Home is a name, a word, it is a strong one; stronger than any magician ever spoke, or spirit ever answered to, in the strongest conjuration. -Charles Dickens
Countless acquaintances and many friends have asked how the past month has been, and how my family is handling the huge changes we’re facing moving from Europe back to Ohio in the United States. We lived in Prague, Czech Republic, for nearly four years for my husband’s job. During that time, we grew in so many ways as individuals and as a family. We traveled extensively by car (25 countries), we saw as much and absorbed as much and enjoyed as much as we possibly could. It was a unique phase of life, one of opportunity for which we all are grateful. But now that we are back in the States, I find myself thinking on matters of the heart. I thought I’d share about the transition here …

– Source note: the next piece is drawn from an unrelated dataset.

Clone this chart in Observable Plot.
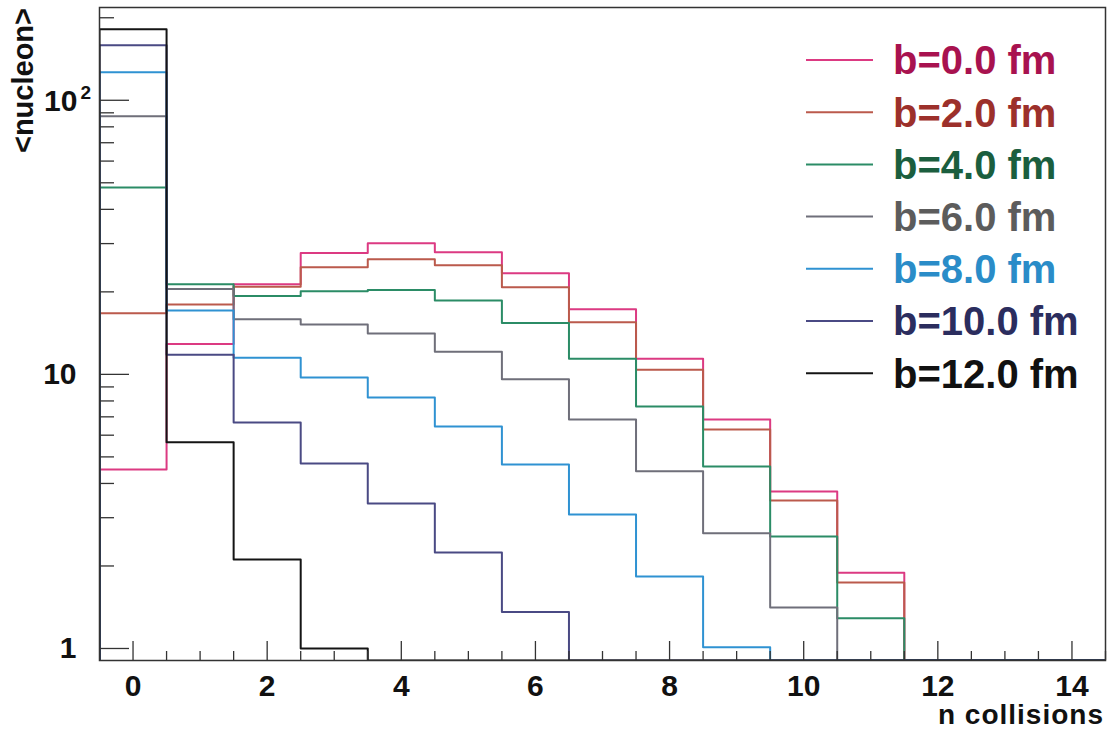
<!DOCTYPE html>
<html><head><meta charset="utf-8">
<script src="https://cdn.jsdelivr.net/npm/d3@7"></script>
<script src="https://cdn.jsdelivr.net/npm/@observablehq/plot@0.6"></script>
<style>
body{margin:0;background:#fff;}
#chart{position:relative;width:1111px;height:732px;}
</style>
</head><body><div id="chart"></div>
<script>
// ---- data ----
const bins = [0,1,2,3,4,5,6,7,8,9,10,11,12,13,14];
const labels = ["b=0.0 fm","b=2.0 fm","b=4.0 fm","b=6.0 fm","b=8.0 fm","b=10.0 fm","b=12.0 fm"];
const b00 = [4.5, 12.9, 21.3, 27.7, 30.1, 27.9, 23.4, 17.3, 11.4, 6.85, 3.74, 1.89, 0, 0, 0];
const b02 = [16.7, 18.0, 20.9, 24.6, 26.3, 25.0, 20.8, 15.5, 10.4, 6.30, 3.47, 1.74, 0, 0, 0];
const b04 = [48.1, 21.3, 19.3, 20.1, 20.3, 18.6, 15.4, 11.4, 7.64, 4.61, 2.56, 1.29, 0, 0, 0];
const b06 = [87.4, 20.5, 15.9, 15.2, 14.1, 12.1, 9.59, 6.85, 4.43, 2.63, 1.41, 0, 0, 0, 0];
const b08 = [126.5, 17.1, 11.5, 9.75, 8.24, 6.46, 4.69, 3.08, 1.83, 1.01, 0, 0, 0, 0, 0];
const b10 = [158.8, 11.8, 6.68, 4.73, 3.38, 2.24, 1.36, 0, 0, 0, 0, 0, 0, 0, 0];
const b12 = [181.6, 5.65, 2.11, 1.0, 0, 0, 0, 0, 0, 0, 0, 0, 0, 0, 0];
const seriesValues = [b00, b02, b04, b06, b08, b10, b12];
const lineColors = ["#dc3a82", "#bb5a4c", "#2b8c66", "#6f6f7a", "#2f92d2", "#4a4a84", "#141414"];
const textColors = ["#a8124f", "#9c302b", "#1b5e3e", "#5c5c5c", "#2a8cc8", "#2b2d5e", "#111111"];
const yMajorTicks = [1, 10, 100];
const yMajorLabels = ["1", "10", ""];   // 100 is written as 10 with a superscript 2 below
const yPowerBase = "10", yPowerExp = "2";
const yMinorTicks = [2,3,4,5,6,7,8,9,20,30,40,50,60,70,80,90,200];
const xMajorTicks = [0,2,4,6,8,10,12,14];
const xMinorTicks = [0.5,1,1.5,2.5,3,3.5,4.5,5,5.5,6.5,7,7.5,8.5,9,9.5,10.5,11,11.5,12.5,13,13.5,14.5];
const xLabel = "n collisions";
const yLabel = "<nucleon>";

// ---- layout ----
const W = 1111, H = 732;
const mL = 99, mR = 6, mT = 7, mB = 72;
const yMin = 0.904, yMax = 218;
const frameW = W - mL - mR, frameH = H - mT - mB;
const FONT = "'Liberation Sans', Arial, Helvetica, sans-serif";

// step-line vertices built from the bin values
const stepPts = [];
seriesValues.forEach((vals, s) => {
  const clamp = v => (v > 0 ? v : yMin);
  stepPts.push({s, x: bins[0] - 0.5, y: yMin});
  vals.forEach((v, i) => {
    stepPts.push({s, x: bins[i] - 0.5, y: clamp(v)});
    stepPts.push({s, x: bins[i] + 0.5, y: clamp(v)});
  });
});

const plot = Plot.plot({
  width: W, height: H,
  marginLeft: mL, marginRight: mR, marginTop: mT, marginBottom: mB,
  style: {background: "#fff", fontFamily: FONT},
  x: {domain: [-0.5, 14.5], axis: null},
  y: {type: "log", domain: [yMin, yMax], axis: null},
  marks: [
    Plot.line(stepPts, {x: "x", y: "y", z: "s", stroke: d => lineColors[d.s], strokeWidth: 2, clip: true}),
    Plot.tickY(yMajorTicks, {y: d => d, stroke: "#333", strokeWidth: 1.3, insetRight: frameW - 30}),
    Plot.tickY(yMinorTicks, {y: d => d, stroke: "#333", strokeWidth: 1.3, insetRight: frameW - 15}),
    Plot.tickX(xMajorTicks, {x: d => d, stroke: "#333", strokeWidth: 1.3, insetTop: frameH - 19}),
    Plot.tickX(xMinorTicks, {x: d => d, stroke: "#333", strokeWidth: 1.3, insetTop: frameH - 9}),
    Plot.frame({stroke: "#333", strokeWidth: 1.5}),
    Plot.axisX({ticks: xMajorTicks, tickSize: 0, tickPadding: 14, fontSize: 30, fontWeight: "bold", fill: "#111", tickFormat: d => String(d), label: null}),
    Plot.axisY({ticks: yMajorTicks, tickSize: 0, tickPadding: 23, fontSize: 30, fontWeight: "bold", fill: "#111",
      tickFormat: d => yMajorLabels[yMajorTicks.indexOf(d)], label: null})
  ]
});
document.getElementById("chart").appendChild(plot);

const svg = d3.select(plot);
const yScale = plot.scale("y");
// 10^2 label
const pw = svg.append("text")
  .attr("x", 44).attr("y", yScale.apply(100)).attr("dy", "0.36em")
  .attr("text-anchor", "start").attr("font-family", FONT).attr("font-weight", "bold")
  .attr("font-size", 30).attr("fill", "#111");
pw.append("tspan").text(yPowerBase);
pw.append("tspan").text(yPowerExp).attr("dx", 3).attr("dy", -12).attr("font-size", 19);

// axis titles
svg.append("text").text(xLabel)
  .attr("x", 1104).attr("y", 724).attr("text-anchor", "end")
  .attr("font-family", FONT).attr("font-weight", "bold").attr("font-size", 28)
  .attr("letter-spacing", 1).attr("fill", "#111");
svg.append("text").text(yLabel)
  .attr("transform", "translate(33,8) rotate(-90)").attr("text-anchor", "end")
  .attr("font-family", FONT).attr("font-weight", "bold").attr("font-size", 29)
  .attr("fill", "#111");

// legend
const leg = svg.append("g");
labels.forEach((lab, k) => {
  const cy = 60 + k * 52.2;
  leg.append("line").attr("x1", 806).attr("x2", 873).attr("y1", cy).attr("y2", cy)
    .attr("stroke", lineColors[k]).attr("stroke-width", 2);
  leg.append("text").text(lab).attr("x", 893).attr("y", cy).attr("dy", "0.36em")
    .attr("text-anchor", "start")
    .attr("font-family", FONT).attr("font-weight", "bold").attr("font-size", 40)
    .attr("fill", textColors[k]);
});
</script>
</body></html>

Growing up, my family moved all over the US, from the deep south to the northeast and back and around again. I have mixed memories, but try to index back to the positive and consistent things I had: my brother and our dog. My mother coped by yelling; the more we moved, the more frequent the outbursts, unfortunately. My father coped by working; the more we moved, the more he worked, unfortunately. I always vowed I wouldn’t move when I was an adult. I wouldn’t do that to my children. But the longer I’ve lived the more I’ve come to realize a more important factor above whether or not a moving van takes our things to a different location. That most important thing, especially during times of transition, is the importance of HOME.
HOME needs to be a safe place, where we can be ourselves and be accepted for being ourselves, without fear of criticism. HOME isn’t always a place, as in a house, but it is a mentality that can and must be carried throughout hours and days. HOME is a treasure.
A few of my values about the importance of home:
- I believe in treating each other with kindness and respect.
- I believe in listening, helping when needed, offering a long hug when someone is hurting.
- When someone does something we don’t like or appreciate, we don’t lash out, but instead still treat each other with kindness and respect.
- When we’re hungry or tired or irritable, we share how we feel and take needed space, but we still treat each other with kindness and respect.
- When we’re angry, we count to ten and use words to help articulate what upsets us, and still treat each other with kindness and respect.
Of course, these are values that are often broken. You can bet that these don’t always work or help, even the mom :), but at least we all know the core value we share at home: that we all are human beings struggling to make our way through life who belong to each other and support each other, and believe in treating each other with kindness and respect.
So, to answer the question: How is the transition going for me and my family?
- Well, we’ve been living in a hotel room for the last several weeks, and will be elated to soon be in our new (used, of course) house.
- My sons are keeping their chins up, making friends, acclimating to a much more rigorous school with much more challenging homework and are still smiling … most of the time, and I must add, with the help of a generous dose of basketball.
- My husband is a saint who packed up the house, sold the cars (both in a very adverse country), and traveled for work to finish up projects all over Europe in the meantime. I love him dearly and deeply. I can’t wait to have him home.
- The dog and cat have been living in a pet hotel for the past several weeks, and we’ve been visiting them daily for walks and snuggles.
- And me? Well, I’m ready to have a writing chair and time to sit my bottom in it on a daily basis. My work-in-progress novel is calling. I believe the time and mental space will come, soon. For now, I’m enjoying the US again, immensely.
As with the rest of life, every day is tough and challenging, and people can be cruel. It happens, often. Believe me. But, the transition and move is going well. Moving can solidify a family and home. It is, I believe, for us. I attribute it to a solid foundation of love, built with kindness and respect, that make up a safe place called HOME.